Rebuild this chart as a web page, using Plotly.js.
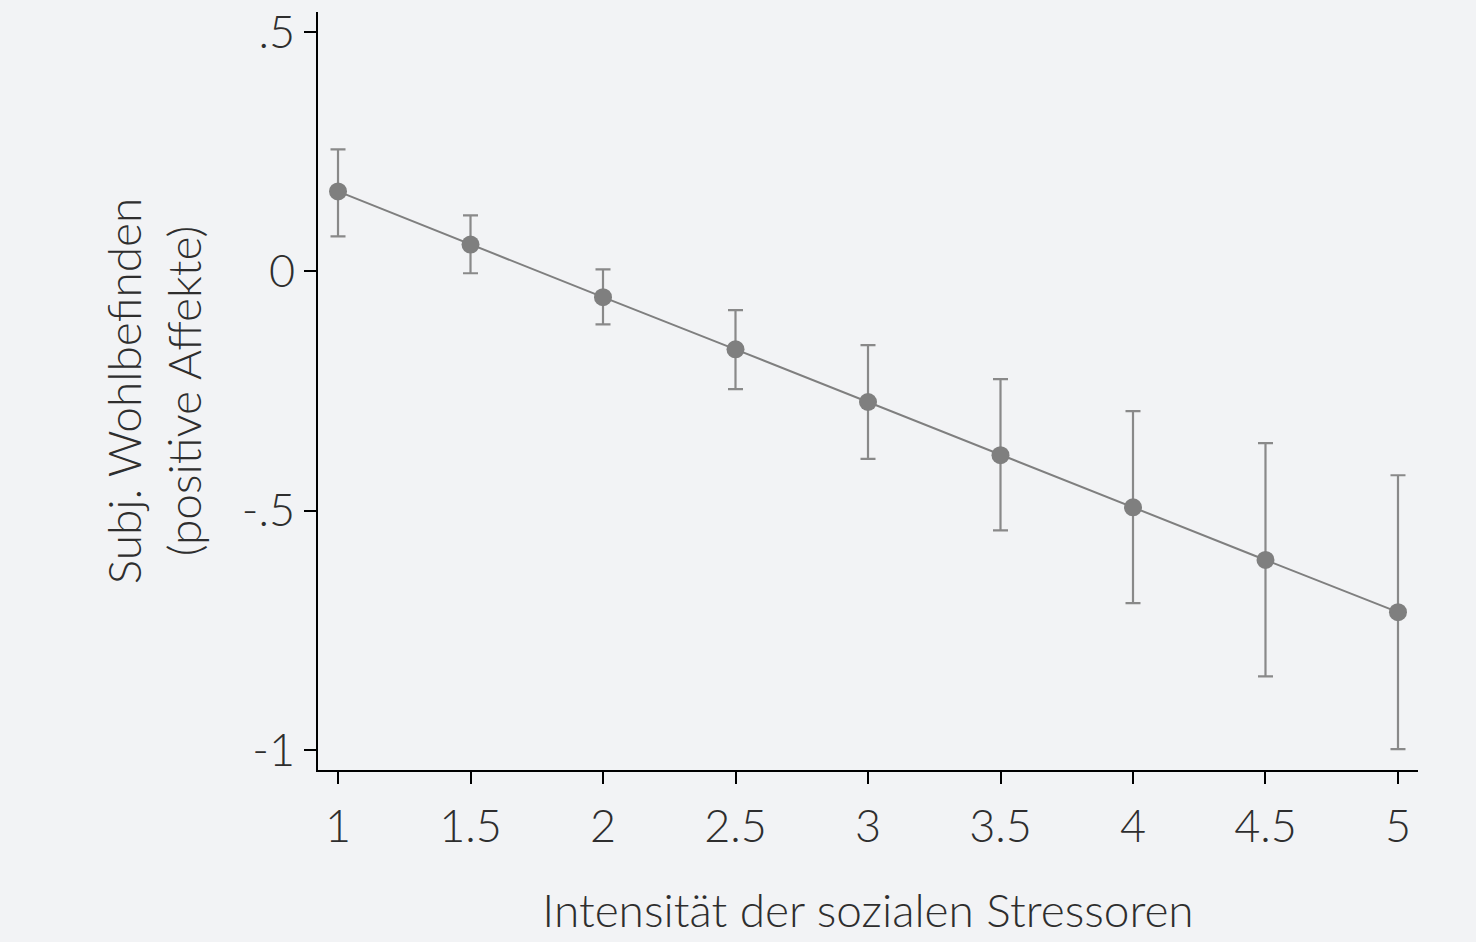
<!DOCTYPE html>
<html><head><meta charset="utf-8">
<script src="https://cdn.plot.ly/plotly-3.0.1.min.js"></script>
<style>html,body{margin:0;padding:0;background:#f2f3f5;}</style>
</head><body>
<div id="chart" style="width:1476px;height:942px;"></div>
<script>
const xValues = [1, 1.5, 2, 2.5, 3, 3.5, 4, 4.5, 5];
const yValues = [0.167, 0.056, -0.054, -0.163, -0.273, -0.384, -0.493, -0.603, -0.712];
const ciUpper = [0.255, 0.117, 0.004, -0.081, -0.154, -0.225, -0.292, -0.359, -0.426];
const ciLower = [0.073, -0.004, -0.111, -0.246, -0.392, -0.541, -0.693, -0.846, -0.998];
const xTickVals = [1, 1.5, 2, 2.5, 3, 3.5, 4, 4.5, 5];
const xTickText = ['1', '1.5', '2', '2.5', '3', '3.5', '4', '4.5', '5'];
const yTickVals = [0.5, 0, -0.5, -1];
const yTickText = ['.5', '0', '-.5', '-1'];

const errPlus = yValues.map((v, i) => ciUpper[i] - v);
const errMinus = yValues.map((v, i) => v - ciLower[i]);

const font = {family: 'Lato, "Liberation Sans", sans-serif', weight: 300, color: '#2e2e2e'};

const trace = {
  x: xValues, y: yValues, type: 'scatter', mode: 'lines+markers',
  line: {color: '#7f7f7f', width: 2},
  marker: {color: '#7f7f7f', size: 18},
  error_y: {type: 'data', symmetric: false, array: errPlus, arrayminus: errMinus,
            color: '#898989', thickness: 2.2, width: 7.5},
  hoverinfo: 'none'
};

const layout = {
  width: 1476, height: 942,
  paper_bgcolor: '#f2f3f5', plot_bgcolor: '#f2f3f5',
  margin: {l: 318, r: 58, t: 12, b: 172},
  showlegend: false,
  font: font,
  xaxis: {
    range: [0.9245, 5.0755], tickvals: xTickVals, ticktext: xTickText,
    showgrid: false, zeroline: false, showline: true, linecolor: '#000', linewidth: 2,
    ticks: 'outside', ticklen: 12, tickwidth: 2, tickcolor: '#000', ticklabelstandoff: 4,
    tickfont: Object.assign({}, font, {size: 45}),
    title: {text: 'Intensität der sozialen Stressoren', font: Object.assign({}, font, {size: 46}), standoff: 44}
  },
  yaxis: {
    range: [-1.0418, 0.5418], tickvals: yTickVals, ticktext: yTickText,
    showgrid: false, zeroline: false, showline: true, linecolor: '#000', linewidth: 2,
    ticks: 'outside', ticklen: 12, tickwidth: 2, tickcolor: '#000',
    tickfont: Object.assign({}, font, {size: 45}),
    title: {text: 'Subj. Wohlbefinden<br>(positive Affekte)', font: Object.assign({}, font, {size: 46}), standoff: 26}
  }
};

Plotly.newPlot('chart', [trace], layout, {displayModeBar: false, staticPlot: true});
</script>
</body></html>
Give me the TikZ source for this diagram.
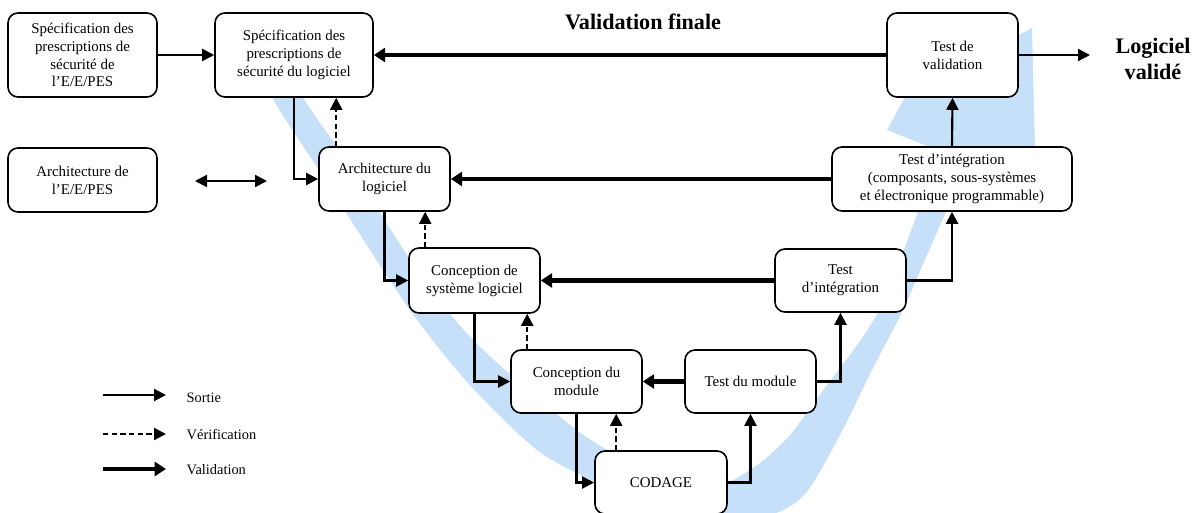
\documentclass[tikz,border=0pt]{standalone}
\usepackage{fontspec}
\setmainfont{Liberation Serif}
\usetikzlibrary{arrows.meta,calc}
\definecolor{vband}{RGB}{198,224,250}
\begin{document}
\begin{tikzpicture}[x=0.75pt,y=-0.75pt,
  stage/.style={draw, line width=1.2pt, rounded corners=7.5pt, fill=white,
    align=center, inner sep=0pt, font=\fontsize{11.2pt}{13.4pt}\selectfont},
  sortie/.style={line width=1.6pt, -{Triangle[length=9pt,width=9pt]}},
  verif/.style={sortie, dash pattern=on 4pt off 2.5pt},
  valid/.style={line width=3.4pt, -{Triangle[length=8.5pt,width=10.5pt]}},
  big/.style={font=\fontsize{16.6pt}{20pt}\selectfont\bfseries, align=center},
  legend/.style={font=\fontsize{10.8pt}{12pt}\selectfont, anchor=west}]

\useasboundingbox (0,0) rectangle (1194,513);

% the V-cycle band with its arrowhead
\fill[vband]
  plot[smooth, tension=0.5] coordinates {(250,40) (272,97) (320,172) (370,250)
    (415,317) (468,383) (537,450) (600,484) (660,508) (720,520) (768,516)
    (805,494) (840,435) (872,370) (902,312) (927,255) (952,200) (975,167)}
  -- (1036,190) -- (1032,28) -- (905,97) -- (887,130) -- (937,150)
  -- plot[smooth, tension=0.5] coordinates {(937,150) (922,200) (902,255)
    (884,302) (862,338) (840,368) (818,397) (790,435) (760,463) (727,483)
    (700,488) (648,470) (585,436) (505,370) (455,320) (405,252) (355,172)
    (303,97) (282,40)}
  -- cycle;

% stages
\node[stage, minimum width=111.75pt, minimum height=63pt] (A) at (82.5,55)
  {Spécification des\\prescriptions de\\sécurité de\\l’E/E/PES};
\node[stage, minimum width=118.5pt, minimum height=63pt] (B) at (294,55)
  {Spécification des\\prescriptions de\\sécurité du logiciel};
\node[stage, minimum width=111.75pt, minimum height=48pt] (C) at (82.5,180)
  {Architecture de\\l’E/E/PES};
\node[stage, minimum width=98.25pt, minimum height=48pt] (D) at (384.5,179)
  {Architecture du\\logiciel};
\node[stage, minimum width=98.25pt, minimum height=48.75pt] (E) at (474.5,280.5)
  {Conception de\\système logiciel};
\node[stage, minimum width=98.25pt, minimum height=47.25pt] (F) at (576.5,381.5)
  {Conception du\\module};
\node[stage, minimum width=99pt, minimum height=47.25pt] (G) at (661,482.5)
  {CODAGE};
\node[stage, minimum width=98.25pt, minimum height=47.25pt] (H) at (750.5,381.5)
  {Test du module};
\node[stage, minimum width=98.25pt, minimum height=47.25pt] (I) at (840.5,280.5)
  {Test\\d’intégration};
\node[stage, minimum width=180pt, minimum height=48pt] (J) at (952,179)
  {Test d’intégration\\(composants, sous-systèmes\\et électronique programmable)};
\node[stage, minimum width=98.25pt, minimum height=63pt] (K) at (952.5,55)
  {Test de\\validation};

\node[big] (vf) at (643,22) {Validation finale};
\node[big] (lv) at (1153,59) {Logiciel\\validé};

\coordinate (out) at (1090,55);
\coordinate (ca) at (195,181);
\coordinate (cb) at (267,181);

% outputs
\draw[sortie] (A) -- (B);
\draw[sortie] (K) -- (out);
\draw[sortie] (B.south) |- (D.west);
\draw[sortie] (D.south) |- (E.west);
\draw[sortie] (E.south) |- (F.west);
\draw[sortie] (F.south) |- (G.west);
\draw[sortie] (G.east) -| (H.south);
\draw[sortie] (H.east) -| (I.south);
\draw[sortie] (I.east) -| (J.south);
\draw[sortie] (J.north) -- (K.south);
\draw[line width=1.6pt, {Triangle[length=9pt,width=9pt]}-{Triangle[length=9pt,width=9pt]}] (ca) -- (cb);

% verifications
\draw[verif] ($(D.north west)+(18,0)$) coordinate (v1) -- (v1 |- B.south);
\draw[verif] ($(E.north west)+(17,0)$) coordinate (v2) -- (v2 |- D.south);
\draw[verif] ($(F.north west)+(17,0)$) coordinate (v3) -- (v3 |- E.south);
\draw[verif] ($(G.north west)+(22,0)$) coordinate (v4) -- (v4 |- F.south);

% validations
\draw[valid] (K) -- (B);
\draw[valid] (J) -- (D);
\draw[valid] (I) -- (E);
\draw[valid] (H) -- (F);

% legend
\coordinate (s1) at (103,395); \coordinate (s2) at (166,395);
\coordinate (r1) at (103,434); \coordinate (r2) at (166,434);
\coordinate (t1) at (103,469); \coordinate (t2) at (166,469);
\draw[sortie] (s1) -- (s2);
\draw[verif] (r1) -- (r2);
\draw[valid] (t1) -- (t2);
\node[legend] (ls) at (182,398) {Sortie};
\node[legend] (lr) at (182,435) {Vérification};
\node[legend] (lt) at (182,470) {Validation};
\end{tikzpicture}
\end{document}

──────────

**What is being asked**
In the listing above, find the line with "Give me the TikZ source for this diagram." and the line with "(0,0) rectangle (1194,513);". Set down exactly those lines and everything between them, skipping pictures.

**Result of the task**
Give me the TikZ source for this diagram.
\documentclass[tikz,border=0pt]{standalone}
\usepackage{fontspec}
\setmainfont{Liberation Serif}
\usetikzlibrary{arrows.meta,calc}
\definecolor{vband}{RGB}{198,224,250}
\begin{document}
\begin{tikzpicture}[x=0.75pt,y=-0.75pt,
  stage/.style={draw, line width=1.2pt, rounded corners=7.5pt, fill=white,
    align=center, inner sep=0pt, font=\fontsize{11.2pt}{13.4pt}\selectfont},
  sortie/.style={line width=1.6pt, -{Triangle[length=9pt,width=9pt]}},
  verif/.style={sortie, dash pattern=on 4pt off 2.5pt},
  valid/.style={line width=3.4pt, -{Triangle[length=8.5pt,width=10.5pt]}},
  big/.style={font=\fontsize{16.6pt}{20pt}\selectfont\bfseries, align=center},
  legend/.style={font=\fontsize{10.8pt}{12pt}\selectfont, anchor=west}]

\useasboundingbox (0,0) rectangle (1194,513);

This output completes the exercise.